The "Eatin' Our Macaron" Story

The store known as Macaron in Orient Village.
It was an ordinary day.  Carol just sliced the macaron in half and we tasted the sweet treat for the first time.  Only bought one at the little outside deli which stands inside Yellow Sub restaurant near Orient Village.  The deli, which makes the little treats on a daily schedule, carries the name of the miniature pastry they sell, "Macaron".  For years, while on vacation on the island of St. Martin, I have crawled out of bed about 7:15 am and headed to Orient Village to buy a few of the french pastries that are offered at either "Good Morning" or "Macaron".  
Display of homemade macarons for sale.
Tough to think of starting the morning on this French side of the island without a French treat for breakfast.  Offerings such as:  Chausson Aux Pommes (French Apple Turnovers), Pain Au Chocolat (Chocolate Bread), Brioche Nature (Sweet Bread), Pain Au Chocolat Aux Amandes (Chocolate Bread with Almonds), Croissant Aux Amandes (Crescent with Almonds), Swiss Au Chocolat (Swiss Chocolate), and Pain Aux Raisins (Bread with raisins) line the glass display cases of the shop and makes for a few early morning decisions as to what would be best to start the day.

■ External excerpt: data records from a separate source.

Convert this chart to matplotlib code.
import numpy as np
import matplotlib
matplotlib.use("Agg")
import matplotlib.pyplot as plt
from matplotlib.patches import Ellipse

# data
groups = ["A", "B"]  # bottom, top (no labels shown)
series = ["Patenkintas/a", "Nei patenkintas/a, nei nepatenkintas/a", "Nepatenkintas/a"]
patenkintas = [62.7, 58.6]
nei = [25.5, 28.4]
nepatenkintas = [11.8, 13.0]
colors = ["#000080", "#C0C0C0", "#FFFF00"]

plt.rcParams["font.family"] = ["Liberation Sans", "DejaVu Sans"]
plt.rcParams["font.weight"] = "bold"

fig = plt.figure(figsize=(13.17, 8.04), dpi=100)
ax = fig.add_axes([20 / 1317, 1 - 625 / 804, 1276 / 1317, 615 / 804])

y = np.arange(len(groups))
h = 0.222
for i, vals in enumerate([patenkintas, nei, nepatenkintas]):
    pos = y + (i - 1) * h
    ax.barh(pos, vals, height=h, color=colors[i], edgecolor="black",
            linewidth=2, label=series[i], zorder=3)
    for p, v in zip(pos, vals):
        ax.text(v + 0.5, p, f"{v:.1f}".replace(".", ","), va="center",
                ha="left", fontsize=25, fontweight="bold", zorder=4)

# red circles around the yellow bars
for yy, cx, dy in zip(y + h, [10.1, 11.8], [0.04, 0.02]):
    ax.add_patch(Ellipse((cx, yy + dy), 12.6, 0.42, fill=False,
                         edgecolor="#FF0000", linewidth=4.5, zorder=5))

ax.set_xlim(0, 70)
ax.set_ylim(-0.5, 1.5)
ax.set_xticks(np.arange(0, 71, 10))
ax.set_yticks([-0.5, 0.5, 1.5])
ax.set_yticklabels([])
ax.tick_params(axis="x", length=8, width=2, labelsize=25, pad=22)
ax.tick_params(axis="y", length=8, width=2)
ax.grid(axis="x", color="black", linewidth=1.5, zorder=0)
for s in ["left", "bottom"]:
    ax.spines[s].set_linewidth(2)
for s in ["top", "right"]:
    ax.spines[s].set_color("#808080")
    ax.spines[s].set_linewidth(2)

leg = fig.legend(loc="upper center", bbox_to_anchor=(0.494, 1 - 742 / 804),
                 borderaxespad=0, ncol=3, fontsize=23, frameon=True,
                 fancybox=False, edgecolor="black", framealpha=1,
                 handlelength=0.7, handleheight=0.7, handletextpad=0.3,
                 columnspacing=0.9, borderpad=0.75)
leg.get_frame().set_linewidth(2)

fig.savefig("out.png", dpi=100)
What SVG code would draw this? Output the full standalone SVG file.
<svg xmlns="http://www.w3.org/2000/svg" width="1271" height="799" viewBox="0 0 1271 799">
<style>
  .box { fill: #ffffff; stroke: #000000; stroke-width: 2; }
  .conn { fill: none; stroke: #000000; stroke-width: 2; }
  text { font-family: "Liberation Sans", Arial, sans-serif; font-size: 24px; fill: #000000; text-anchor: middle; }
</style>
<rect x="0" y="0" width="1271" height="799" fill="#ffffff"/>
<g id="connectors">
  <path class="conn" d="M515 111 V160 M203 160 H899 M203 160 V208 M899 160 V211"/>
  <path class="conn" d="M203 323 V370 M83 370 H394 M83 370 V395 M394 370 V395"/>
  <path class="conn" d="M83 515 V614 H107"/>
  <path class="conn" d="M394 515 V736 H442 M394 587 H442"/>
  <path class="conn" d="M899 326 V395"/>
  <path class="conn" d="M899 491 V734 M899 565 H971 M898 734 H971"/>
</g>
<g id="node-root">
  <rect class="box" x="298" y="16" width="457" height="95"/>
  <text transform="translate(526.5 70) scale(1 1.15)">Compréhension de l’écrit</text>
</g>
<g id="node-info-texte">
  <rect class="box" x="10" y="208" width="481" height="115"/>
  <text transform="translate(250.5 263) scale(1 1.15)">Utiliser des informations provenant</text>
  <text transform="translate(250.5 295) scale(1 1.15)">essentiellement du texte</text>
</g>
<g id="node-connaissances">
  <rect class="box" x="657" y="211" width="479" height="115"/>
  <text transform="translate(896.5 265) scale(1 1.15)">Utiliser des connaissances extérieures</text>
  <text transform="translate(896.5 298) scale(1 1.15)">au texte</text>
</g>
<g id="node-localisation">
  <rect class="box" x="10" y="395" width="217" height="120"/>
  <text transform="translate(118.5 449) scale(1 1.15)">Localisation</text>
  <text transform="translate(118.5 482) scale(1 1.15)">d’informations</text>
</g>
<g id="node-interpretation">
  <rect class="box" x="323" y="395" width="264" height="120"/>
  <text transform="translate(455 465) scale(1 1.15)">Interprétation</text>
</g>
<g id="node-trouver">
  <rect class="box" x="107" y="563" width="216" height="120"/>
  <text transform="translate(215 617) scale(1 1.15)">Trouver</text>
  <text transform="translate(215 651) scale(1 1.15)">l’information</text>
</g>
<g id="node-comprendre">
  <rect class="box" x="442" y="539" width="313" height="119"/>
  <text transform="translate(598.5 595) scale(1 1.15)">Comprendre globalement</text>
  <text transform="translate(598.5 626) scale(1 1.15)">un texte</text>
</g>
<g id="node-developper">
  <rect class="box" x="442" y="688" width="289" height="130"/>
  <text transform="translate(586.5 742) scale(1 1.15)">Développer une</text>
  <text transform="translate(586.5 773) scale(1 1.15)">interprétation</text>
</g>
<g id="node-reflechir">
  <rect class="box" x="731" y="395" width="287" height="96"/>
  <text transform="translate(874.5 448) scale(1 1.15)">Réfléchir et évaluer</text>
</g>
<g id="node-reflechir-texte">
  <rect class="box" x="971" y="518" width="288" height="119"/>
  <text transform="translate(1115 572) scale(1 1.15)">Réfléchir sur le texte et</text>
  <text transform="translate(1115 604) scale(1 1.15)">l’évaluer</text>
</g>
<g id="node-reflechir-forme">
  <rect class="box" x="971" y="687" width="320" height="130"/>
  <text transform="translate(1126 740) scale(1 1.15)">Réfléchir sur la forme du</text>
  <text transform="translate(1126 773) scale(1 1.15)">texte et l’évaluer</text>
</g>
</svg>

My choice of breakfast treats for today.
Well, today, after making my selection of two Pain Au Chocolat and one Chausson Aux Pommes I also purchased a Macaron.  Just one, mind you, since the half-dollar sized sugary treats cost 1.40 Euros each.  They came in a variety of colors which made the display of macarons in the showcase look as if it were a rainbow.  Also reminded me of a miniature Whoopie Pie which is so famous in our hometown of Lancaster, PA, but is perhaps a quarter the size of our Amish-made treats.  Now, just to clarify a few things:  A Macaron, which is what I just bought, is pronounced mah-kah-ROHN and is a sandwich cookie made of an almond meringue filled with ganache, jam or frosting and is best eaten within a day or two of being made while a Macaroon is pronounced man-kah-ROON and is a cookie made with a lot of coconut and often paired with a chocolate frosting or dip and can be kept up to a couple of months, if sealed in an air-tight container.  The latter is commonly served during Passover because it carries no flour in its culinary contents.  
My macaron.
We have eaten Macaroons in the past, but had never sampled a macaron before and since we have traveled many times to French islands in the Caribbean, we thought it was well past time to try one.  Brought the two pastries home as well as the macaron and as little as the treat might be, cut it in half so we both could sample it.  French macarons are very delicate, frilly cookies which as I told you are very expensive.  They date back to the late 1700s when two Benedictine nuns were set adrift after post-revolutionary France banned religious orders.  They eventually found another calling: making macarons.  Carol and I shared the pink tinted treat and found the texture to be crunchy, yet chewy.  Just melted in our mouths.  "Well how'd you like your .75 Euro treat?" I asked my wife.  "Let's eat the pastries!" she said.  My trip to the small stand tomorrow will not include another macaron based on our assesment of our very first macaron.  But, that's OK, since the many choices of french pastries give us enough of decisions for the rest of our vacation on St. Martin.  It was another extraordinary day on the life of an ordinary guy.